• Super Springboks must bury All Blacks at Ellis Park

    The ghosts of Ellis Park must haunt another generation of All Blacks, writes Mark Keohane.

    I have the Boks to win by a South African record (versus New Zealand) of 18 points. I had the Boks to win by 8 points in the first Test a week ago and they won by 16.

    My confidence is because of the quality of the Boks match 23 and must not be interpreted as mocking the All Blacks.

    This Bok squad, with the most potent impact bench in Test rugby, has been together for five years, has won the most recent World Cup, is playing at altitude and at their most famed home ground Ellis Park, and doing so in front of 62 000 mostly fanatical Bok supporters.

    They are up against an opponent at an all-time low in results. They are also up against an All Blacks squad that is fragile, vulnerable, lacking in confidence and not very sure of how they want to play the game.

    Right in this moment Ardi Savea, Aaron Smith and Will Jordan would be the only three All Blacks I’d consider good enough to make the Springboks match day 23 that has been tasked with beating the All Blacks for a second successive Saturday.

    It wasn’t that long ago that you’d be generous in picking three Springboks in the All Blacks 23. Think Durban, 2016 and Albany, 2017. In both those Tests, a year apart, the Boks conceded 57 points, scored 15 in the Durban Test from five penalties and couldn’t buy a point in Albany.

    The Springboks’ dark days have been a black hole compared to the momentary collapse of the men in black.

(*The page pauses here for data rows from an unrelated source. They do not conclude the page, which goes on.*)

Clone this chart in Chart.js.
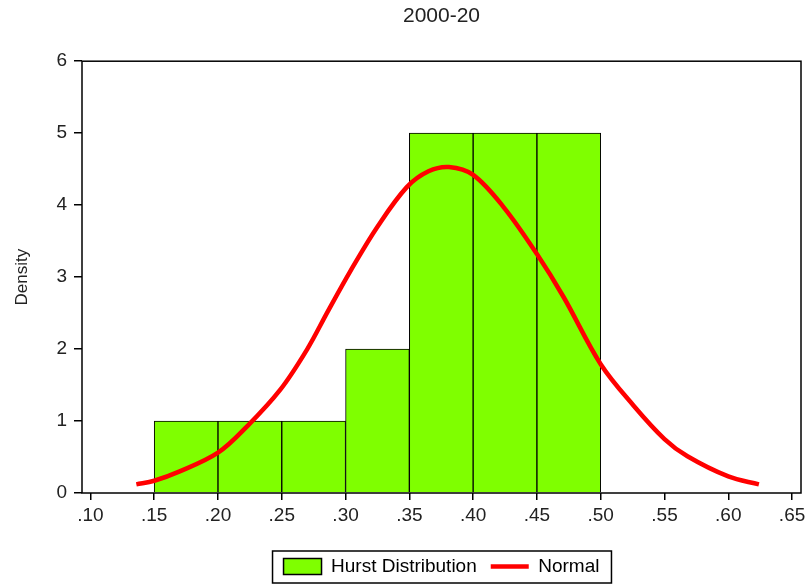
<!DOCTYPE html>
<html>
<head>
<meta charset="utf-8">
<title>2000-20</title>
<script src="https://cdn.jsdelivr.net/npm/chart.js@4.4.0/dist/chart.umd.min.js"></script>
<style>
    body { margin: 0; background: #fff; }
    #contentcontainer { width: 806px; height: 586px; }
</style>
</head>
<body>
<div id="contentcontainer"><canvas id="chartDisplay" width="806" height="586"></canvas></div>
<script>
"use strict";

// Histogram bins (left edge) and their density
var binStarts = [0.15, 0.20, 0.25, 0.30, 0.35, 0.40, 0.45];
var binWidth = 0.05;
var densities = [1, 1, 1, 2, 5, 5, 5];

// Normal curve
var normalX = [0.136, 0.150, 0.170, 0.200, 0.223, 0.249, 0.270, 0.286, 0.304, 0.325, 0.348, 0.365,
               0.381, 0.400, 0.424, 0.450, 0.471, 0.500, 0.526, 0.550, 0.568, 0.600, 0.624];
var normalY = [0.12, 0.17, 0.30, 0.56, 0.93, 1.44, 2.00, 2.52, 3.09, 3.70, 4.25, 4.47,
               4.53, 4.42, 3.97, 3.32, 2.72, 1.79, 1.21, 0.75, 0.51, 0.23, 0.12];

// Axis ticks
var xTicks = [0.10, 0.15, 0.20, 0.25, 0.30, 0.35, 0.40, 0.45, 0.50, 0.55, 0.60, 0.65];
var yTicks = [0, 1, 2, 3, 4, 5, 6];

var fontFamily = 'Arial, "Liberation Sans", sans-serif';
var textColour = '#222';

// Box round the plot region
var frameBox = {
    id: 'frameBox',
    afterDatasetsDraw: function (chart) {
        var a = chart.chartArea;
        var ctx = chart.ctx;
        ctx.save();
        ctx.strokeStyle = '#000';
        ctx.lineWidth = 1.5;
        ctx.strokeRect(a.left, a.top, a.right - a.left, a.bottom - a.top);
        ctx.restore();
    }
};

// Box round the legend items
var legendBox = {
    id: 'legendBox',
    afterDraw: function (chart) {
        var boxes = chart.legend.legendHitBoxes;
        if (!boxes || !boxes.length) return;
        var first = boxes[0], last = boxes[boxes.length - 1];
        var left = first.left - 11;
        var right = last.left + last.width + 12;
        var top = first.top - 6;
        var bottom = first.top + first.height + 7;
        var ctx = chart.ctx;
        ctx.save();
        ctx.strokeStyle = '#000';
        ctx.lineWidth = 1.5;
        ctx.strokeRect(left, top, right - left, bottom - top);
        ctx.restore();
    }
};

var histData = binStarts.map(function (s, i) {
    return { x: s + binWidth / 2, y: densities[i] };
});
var curveData = normalX.map(function (x, i) {
    return { x: x, y: normalY[i] };
});

var ctx1 = document.getElementById('chartDisplay').getContext('2d');
var chart1 = new Chart(ctx1, {
    type: 'bar',
    data: {
        datasets: [{
            type: 'bar',
            label: 'Hurst Distribution',
            data: histData,
            backgroundColor: '#7FFF00',
            borderColor: '#000',
            borderWidth: 1,
            barPercentage: 1.0,
            categoryPercentage: 1.0,
            order: 1
        }, {
            type: 'line',
            label: 'Normal',
            data: curveData,
            borderColor: '#FF0000',
            borderWidth: 4.5,
            pointRadius: 0,
            fill: false,
            tension: 0.35,
            order: 0
        }]
    },
    options: {
        responsive: false,
        animation: false,
        layout: { padding: { left: 0, right: 0, top: 0, bottom: 0 } },
        scales: {
            x: {
                type: 'linear',
                offset: false,
                min: 0.0934,
                max: 0.657,
                afterBuildTicks: function (scale) {
                    scale.ticks = xTicks.map(function (v) { return { value: v }; });
                },
                afterFit: function (scale) {
                    scale.height = 50;
                    scale.paddingRight = 5;
                },
                grid: { offset: false, drawOnChartArea: false, drawTicks: true, tickLength: 7, color: '#000', lineWidth: 1.5 },
                border: { display: false },
                ticks: {
                    autoSkip: false,
                    maxRotation: 0,
                    padding: 4,
                    color: textColour,
                    font: { family: fontFamily, size: 19 },
                    callback: function (v) { return v.toFixed(2).replace('0.', '.'); }
                }
            },
            y: {
                min: 0,
                max: 6,
                afterBuildTicks: function (scale) {
                    scale.ticks = yTicks.map(function (v) { return { value: v }; });
                },
                afterFit: function (scale) { scale.width = 82; },
                grid: { drawOnChartArea: false, drawTicks: true, tickLength: 8, color: '#000', lineWidth: 1.5 },
                border: { display: false },
                ticks: {
                    padding: 7,
                    color: textColour,
                    font: { family: fontFamily, size: 19 }
                },
                title: {
                    display: true,
                    text: 'Density',
                    color: textColour,
                    font: { family: fontFamily, size: 17 },
                    padding: { top: 12, bottom: 0 }
                }
            }
        },
        plugins: {
            title: {
                display: true,
                text: '2000-20',
                fullSize: false,
                color: textColour,
                font: { family: fontFamily, size: 21, weight: 'normal' },
                padding: { top: 4, bottom: 32 }
            },
            legend: {
                position: 'bottom',
                fullSize: false,
                labels: {
                    color: textColour,
                    font: { family: fontFamily, size: 19 },
                    usePointStyle: true,
                    pointStyleWidth: 38,
                    boxHeight: 16,
                    padding: 14,
                    generateLabels: function (chart) {
                        return [{
                            text: 'Hurst Distribution',
                            fillStyle: '#7FFF00',
                            strokeStyle: '#000',
                            lineWidth: 1.5,
                            pointStyle: 'rect',
                            datasetIndex: 0
                        }, {
                            text: 'Normal',
                            fillStyle: '#FF0000',
                            strokeStyle: '#FF0000',
                            lineWidth: 4.5,
                            pointStyle: 'line',
                            datasetIndex: 1
                        }];
                    }
                }
            },
            tooltip: { enabled: false }
        }
    },
    plugins: [frameBox, legendBox]
});
</script>
</body>
</html>
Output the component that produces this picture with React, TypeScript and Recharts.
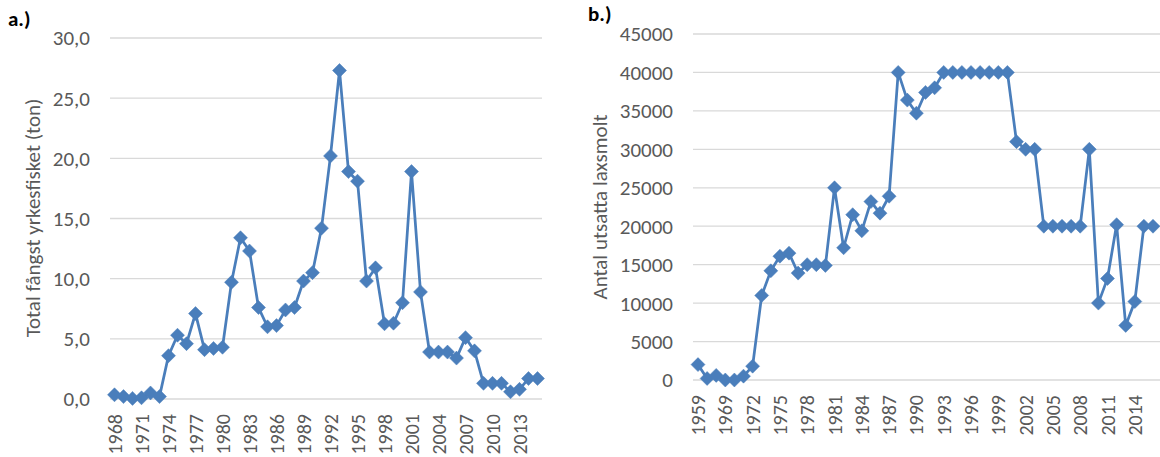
import React from 'react'
import { LineChart, Line, XAxis, YAxis, CartesianGrid, Label } from 'recharts'

const yearsA = [
  '1968', '1969', '1970', '1971', '1972', '1973', '1974', '1975', '1976', '1977',
  '1978', '1979', '1980', '1981', '1982', '1983', '1984', '1985', '1986', '1987',
  '1988', '1989', '1990', '1991', '1992', '1993', '1994', '1995', '1996', '1997',
  '1998', '1999', '2000', '2001', '2002', '2003', '2004', '2005', '2006', '2007',
  '2008', '2009', '2010', '2011', '2012', '2013', '2014', '2015',
]
const catchTon = [
  0.35, 0.2, 0.05, 0.1, 0.5, 0.2, 3.6, 5.3, 4.6, 7.1,
  4.1, 4.2, 4.3, 9.7, 13.4, 12.3, 7.6, 6.0, 6.1, 7.4,
  7.6, 9.8, 10.5, 14.2, 20.2, 27.3, 18.9, 18.1, 9.8, 10.9,
  6.25, 6.3, 8.0, 18.9, 8.9, 3.9, 3.9, 3.9, 3.4, 5.1,
  4.0, 1.3, 1.3, 1.3, 0.6, 0.8, 1.7, 1.7,
]
const ticksA = [0, 5, 10, 15, 20, 25, 30]

const yearsB = [
  '1959', '1962', '1965', '1969', '1970', '1971', '1972', '1973', '1974', '1975',
  '1976', '1977', '1978', '1979', '1980', '1981', '1982', '1983', '1984', '1985',
  '1986', '1987', '1988', '1989', '1990', '1991', '1992', '1993', '1994', '1995',
  '1996', '1997', '1998', '1999', '2000', '2001', '2002', '2003', '2004', '2005',
  '2006', '2007', '2008', '2009', '2010', '2011', '2012', '2013', '2014', '2015',
  '2016',
]
const smolt = [
  2000, 200, 600, 0, 0, 500, 1800, 11000, 14200, 16100,
  16500, 13900, 15000, 15000, 14900, 25000, 17200, 21500, 19400, 23200,
  21700, 23900, 40000, 36400, 34700, 37400, 38000, 40000, 40000, 40000,
  40000, 40000, 40000, 40000, 40000, 31000, 30000, 30000, 20000, 20000,
  20000, 20000, 20000, 30000, 10000, 13200, 20200, 7100, 10200, 20000,
  20000,
]
const ticksB = [0, 5000, 10000, 15000, 20000, 25000, 30000, 35000, 40000, 45000]

const dataA = yearsA.map((year, i) => ({ year, value: catchTon[i] }))
const dataB = yearsB.map((year, i) => ({ year, value: smolt[i] }))

const BLUE = '#4A7EBB'
const TEXT = '#595959'
const GRID = '#D9D9D9'
const FONT = 'Carlito, Lato, "Open Sans", sans-serif'

function Diamond(props: any) {
  const { cx, cy, index } = props
  if (cx == null || cy == null) return null
  const r = 7
  return (
    <path
      key={index}
      d={`M${cx},${cy - r} L${cx + r},${cy} L${cx},${cy + r} L${cx - r},${cy} Z`}
      fill={BLUE}
      stroke={BLUE}
      strokeWidth={0.5}
    />
  )
}

function YearTick(props: any) {
  const { x, y, payload } = props
  return (
    <g transform={`translate(${x},${y})`}>
      <text
        transform="rotate(-90)"
        x={-15}
        y={0}
        dy="0.35em"
        textAnchor="end"
        fill={TEXT}
        fontSize={20}
        fontFamily={FONT}
      >
        {payload.value}
      </text>
    </g>
  )
}

function AxisTitle({ x, y, text }: { x: number; y: number; text: string }) {
  return (
    <text
      x={x}
      y={y}
      transform={`rotate(-90 ${x} ${y})`}
      textAnchor="middle"
      dominantBaseline="central"
      fill={TEXT}
      fontSize={21}
      fontFamily={FONT}
    >
      {text}
    </text>
  )
}

const tickStyle = { fill: TEXT, fontSize: 21, fontFamily: FONT }

export default function App() {
  return (
    <div style={{
      position: 'absolute', left: 0, top: 0, width: 1160, height: 457,
      overflow: 'hidden', background: '#fff', fontFamily: FONT,
    }}>
      <div style={{ position: 'absolute', left: 8, top: 6, fontWeight: 700, fontSize: 21, color: '#000' }}>a.)</div>
      <div style={{ position: 'absolute', left: 588, top: 1, fontWeight: 700, fontSize: 21, color: '#000' }}>b.)</div>

      <div style={{ position: 'absolute', left: 0, top: 0 }}>
        <LineChart width={560} height={457} data={dataA} margin={{ top: 38, right: 18, bottom: 0, left: 0 }}>
          <CartesianGrid vertical={false} stroke={GRID} strokeWidth={1.3} />
          <XAxis
            dataKey="year"
            interval={2}
            axisLine={false}
            tickLine={false}
            tickSize={0}
            tickMargin={0}
            height={58}
            padding={{ left: 4.5, right: 4.5 }}
            tick={<YearTick />}
          />
          <YAxis
            domain={[0, 30]}
            ticks={ticksA}
            width={110}
            axisLine={false}
            tickLine={false}
            tickSize={0}
            tickMargin={20}
            tick={tickStyle}
            tickFormatter={(v: number) => v.toFixed(1).replace('.', ',')}
          >
            <Label content={() => <AxisTitle x={33} y={218} text="Total fångst yrkesfisket (ton)" />} />
          </YAxis>
          <Line
            dataKey="value"
            stroke={BLUE}
            strokeWidth={2.75}
            dot={<Diamond />}
            activeDot={false}
            isAnimationActive={false}
          />
        </LineChart>
      </div>

      <div style={{ position: 'absolute', left: 580, top: 0 }}>
        <LineChart width={600} height={457} data={dataB} margin={{ top: 34, right: 17, bottom: 0, left: 0 }}>
          <CartesianGrid vertical={false} stroke={GRID} strokeWidth={1.3} />
          <XAxis
            dataKey="year"
            interval={2}
            axisLine={false}
            tickLine={false}
            tickSize={0}
            tickMargin={0}
            height={77}
            padding={{ left: 5, right: 10 }}
            tick={<YearTick />}
          />
          <YAxis
            domain={[0, 45000]}
            ticks={ticksB}
            width={113}
            axisLine={false}
            tickLine={false}
            tickSize={0}
            tickMargin={20}
            tick={tickStyle}
          >
            <Label content={() => <AxisTitle x={20} y={207} text="Antal utsatta laxsmolt" />} />
          </YAxis>
          <Line
            dataKey="value"
            stroke={BLUE}
            strokeWidth={2.75}
            dot={<Diamond />}
            activeDot={false}
            isAnimationActive={false}
          />
        </LineChart>
      </div>
    </div>
  )
}
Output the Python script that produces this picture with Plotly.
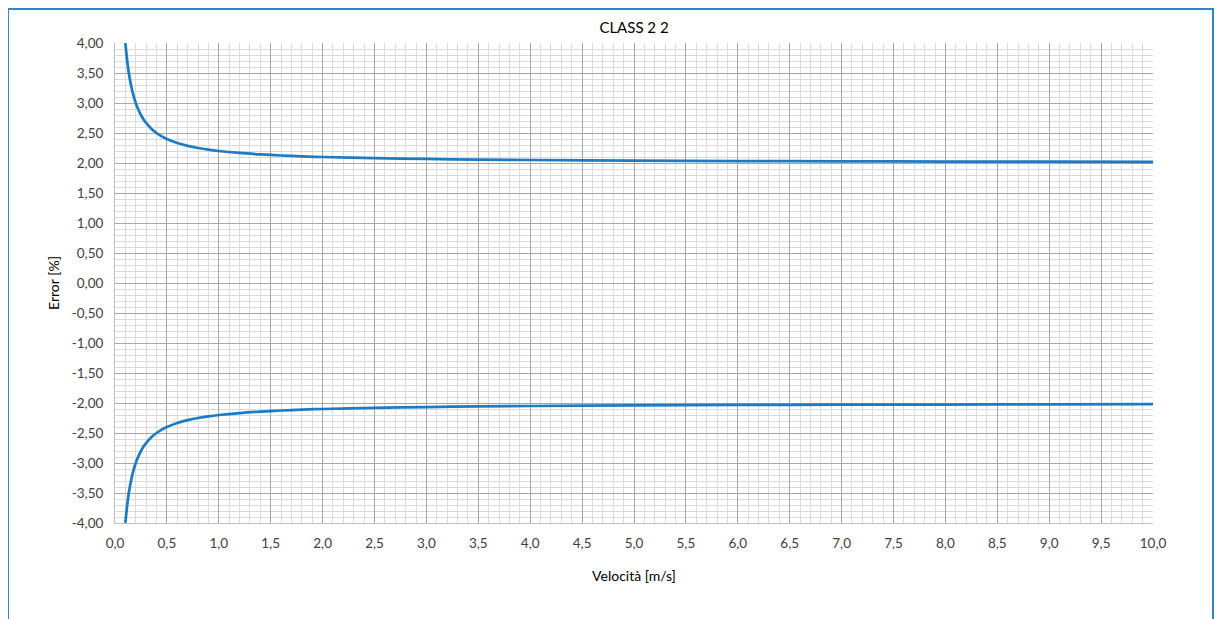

There was the 52-16 beating from the All Blacks at Loftus, the 45-26 defeat against the All Blacks at Loftus, the 53-3 humiliation to England at Twickenham, the 38-3 reverse to Ireland in Dublin, the 49-0 mauling from the Wallabies in Australia, many a 20-point defeats to the All Blacks in New Zealand and first up losses to Japan in the 2015 World Cup and Italy in 2016.

    The All Blacks, in their current state, are poor but the Boks, at their lowest, have been diabolical.

    And when the Boks were in free fall, it was expected that an in-form and potent All Blacks would smash them.

    They duly did, which is why the expectation has to be that a world champion outfit, with so much individual quality, has to deliver a knockout blow to the old foe on Saturday.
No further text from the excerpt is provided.